Stuffed Pork Sirloin Chops
- 4 Boneless Pork Sirloin Chops
- 6 Pieces of Bread Dried
- 1/2 Cup Vidalia Onion Chopped
- 2 Celery Stalks Chopped
- 1/2 Cup Grated Carrots
- 1/2 Cup Chicken Broth
- Olive Oil
- Garlic Powder
- 1. Preheat oven to 375*.
- 2. In a cast iron skillet add a little bit of olive oil and cook the onion, celery, and carrots for 5-10 minutes or until soft. Once done pour into a medium sized bowl.

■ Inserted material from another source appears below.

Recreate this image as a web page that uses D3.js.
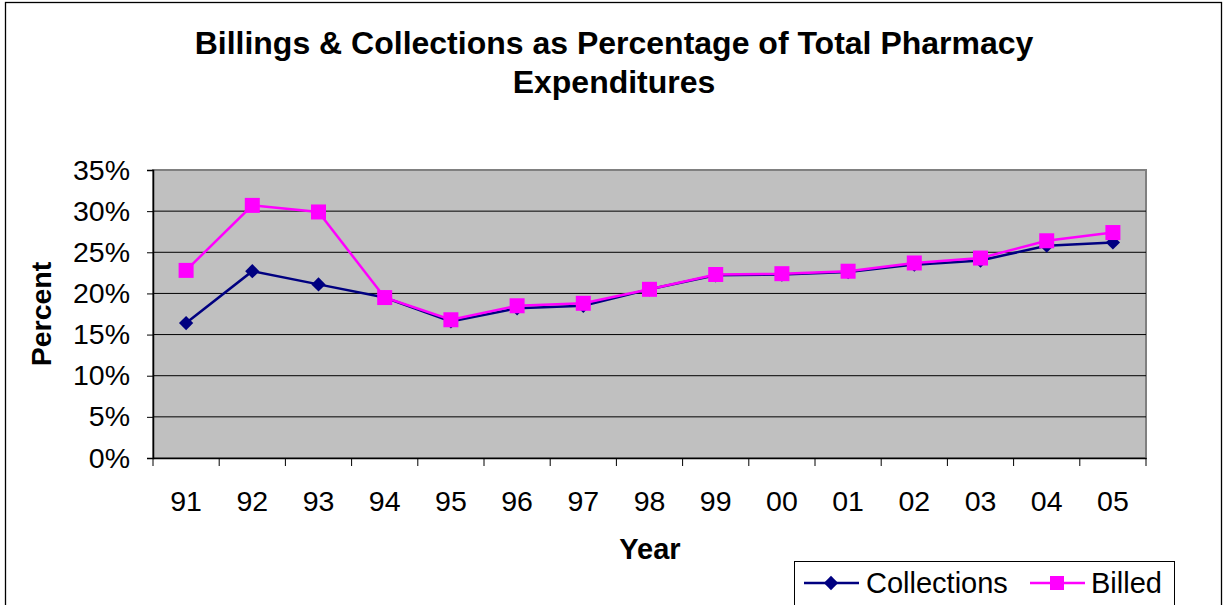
<!DOCTYPE html>
<html><head><meta charset="utf-8">
<script src="https://cdn.jsdelivr.net/npm/d3@7"></script>
<style>body{margin:0;background:#fff}svg{display:block;font-family:"Liberation Sans",Arial,sans-serif}</style>
</head><body>
<svg id="c" width="1224" height="605"></svg>
<script>
const years = ["91","92","93","94","95","96","97","98","99","00","01","02","03","04","05"];
const collections = [16.4,22.7,21.1,19.5,16.6,18.2,18.5,20.5,22.2,22.3,22.6,23.5,24.0,25.8,26.2];
const billed = [22.8,30.7,29.9,19.5,16.8,18.5,18.8,20.5,22.3,22.4,22.7,23.7,24.3,26.4,27.4];
const yTicks = [0,5,10,15,20,25,30,35];

const FF = "Liberation Sans, Arial, sans-serif";
const svg = d3.select("#c");
svg.append("rect").attr("x",5.5).attr("y",2.5).attr("width",1216).attr("height",620).attr("fill","#fff").attr("stroke","#000").attr("stroke-width",1.3);

const L=153,R=1146,T=170,B=458;
const x = d3.scaleBand().domain(years).range([L,R]);
const y = d3.scaleLinear().domain([0,35]).range([B,T]);

svg.append("rect").attr("x",L).attr("y",T).attr("width",R-L).attr("height",B-T).attr("fill","#C0C0C0").attr("stroke","#808080").attr("stroke-width",2);

svg.append("g").selectAll("line").data(yTicks.filter(d=>d>0&&d<35)).join("line")
  .attr("x1",L).attr("x2",R).attr("y1",d=>y(d)).attr("y2",d=>y(d)).attr("stroke","#000").attr("stroke-width",1);

// y axis
const ya = svg.append("g").attr("transform",`translate(${L},0)`)
  .call(d3.axisLeft(y).tickValues(yTicks).tickFormat(d=>d+"%").tickSize(6).tickPadding(17));
ya.select(".domain").attr("stroke","#000").attr("stroke-width",1.5);
ya.selectAll("line").attr("stroke","#000");
ya.selectAll("text").attr("font-size",28.5).attr("fill","#000").attr("font-family",FF);

// x axis
const xa = svg.append("g").attr("transform",`translate(0,${B})`)
  .call(d3.axisBottom(x).tickSize(0).tickPadding(33));
xa.select(".domain").attr("stroke","#000").attr("stroke-width",1.5);
xa.selectAll("text").attr("font-size",28.5).attr("fill","#000").attr("font-family",FF);
svg.append("g").selectAll("line").data(years.concat(["end"])).join("line")
  .attr("x1",(d,i)=>L+i*x.step()).attr("x2",(d,i)=>L+i*x.step()).attr("y1",B).attr("y2",B+8).attr("stroke","#000").attr("stroke-width",1);

const cx = d=>x(d)+x.bandwidth()/2;
const line = d3.line().x((d,i)=>cx(years[i])).y(d=>y(d));

svg.append("path").datum(collections).attr("d",line).attr("fill","none").attr("stroke","#000080").attr("stroke-width",2.5);
svg.append("g").selectAll("path").data(collections).join("path")
  .attr("d",d3.symbol(d3.symbolDiamond2 || d3.symbolDiamond,130))
  .attr("transform",(d,i)=>`translate(${cx(years[i])},${y(d)})`)
  .attr("fill","#000080");

svg.append("path").datum(billed).attr("d",line).attr("fill","none").attr("stroke","#FF00FF").attr("stroke-width",2.5);
svg.append("g").selectAll("rect").data(billed).join("rect")
  .attr("x",(d,i)=>cx(years[i])-7.5).attr("y",d=>y(d)-7.5).attr("width",15).attr("height",15).attr("fill","#FF00FF");

// title
const title = svg.append("text").attr("text-anchor","middle").attr("font-weight","bold").attr("font-size",32).attr("fill","#000");
title.append("tspan").attr("x",614).attr("y",54).text("Billings & Collections as Percentage of Total Pharmacy");
title.append("tspan").attr("x",614).attr("y",93).text("Expenditures");

svg.append("text").attr("x",650).attr("y",559).attr("text-anchor","middle").attr("font-weight","bold").attr("font-size",29).text("Year");
svg.append("text").attr("transform","translate(51,314) rotate(-90)").attr("text-anchor","middle").attr("font-weight","bold").attr("font-size",28.5).text("Percent");

// legend
const lg = svg.append("g");
lg.append("rect").attr("x",794.5).attr("y",561.5).attr("width",380).attr("height",48).attr("fill","#fff").attr("stroke","#000").attr("stroke-width",1);
lg.append("line").attr("x1",804).attr("x2",859).attr("y1",583).attr("y2",583).attr("stroke","#000080").attr("stroke-width",2.5);
lg.append("path").attr("d",d3.symbol(d3.symbolDiamond2 || d3.symbolDiamond,130)).attr("transform","translate(831,583)").attr("fill","#000080");
lg.append("text").attr("x",866).attr("y",593).attr("font-size",29).text("Collections");
lg.append("line").attr("x1",1030).attr("x2",1085).attr("y1",583).attr("y2",583).attr("stroke","#FF00FF").attr("stroke-width",2.5);
lg.append("rect").attr("x",1050).attr("y",576).attr("width",14).attr("height",14).attr("fill","#FF00FF");
lg.append("text").attr("x",1091).attr("y",593).attr("font-size",29).text("Billed");
</script>
</body></html>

- 3. Tear the bread into stuffing sized pieces and put in the boil with the veggies, also adding in the chicken
- 4. Mix the stuffing mixture well.
- 5. Beat the chops until they are about 1/4 inch in thickness, then pour a few tablespoons of stuffing on one side of the chop. Also, add a dash of garlic powder.
- 6. Fold over, making the ends meat and secure with toothpicks.
- 7. Continue doing this with the remaining chops.
- 8. In the skillet that you were using for the veggies, sear the pork chops for about 2-3 minutes on both sides. This will require you to take out the toothpicks then re-insert.
- 9. Place the pork chops in a foil lined baking dish. If you have any stuffing leftover top the chops with the stuffing and a little bit of garlic powder if you prefer.
- 10. Bake in the oven for 1 hour possible up to 1 1/2 hours depending on the thickness of the meat.
These came out smelling delicious and tasting it as well. It was a different flavor for me as I do not regularly make sirloin chops; however, we loved them. They were nice and tender.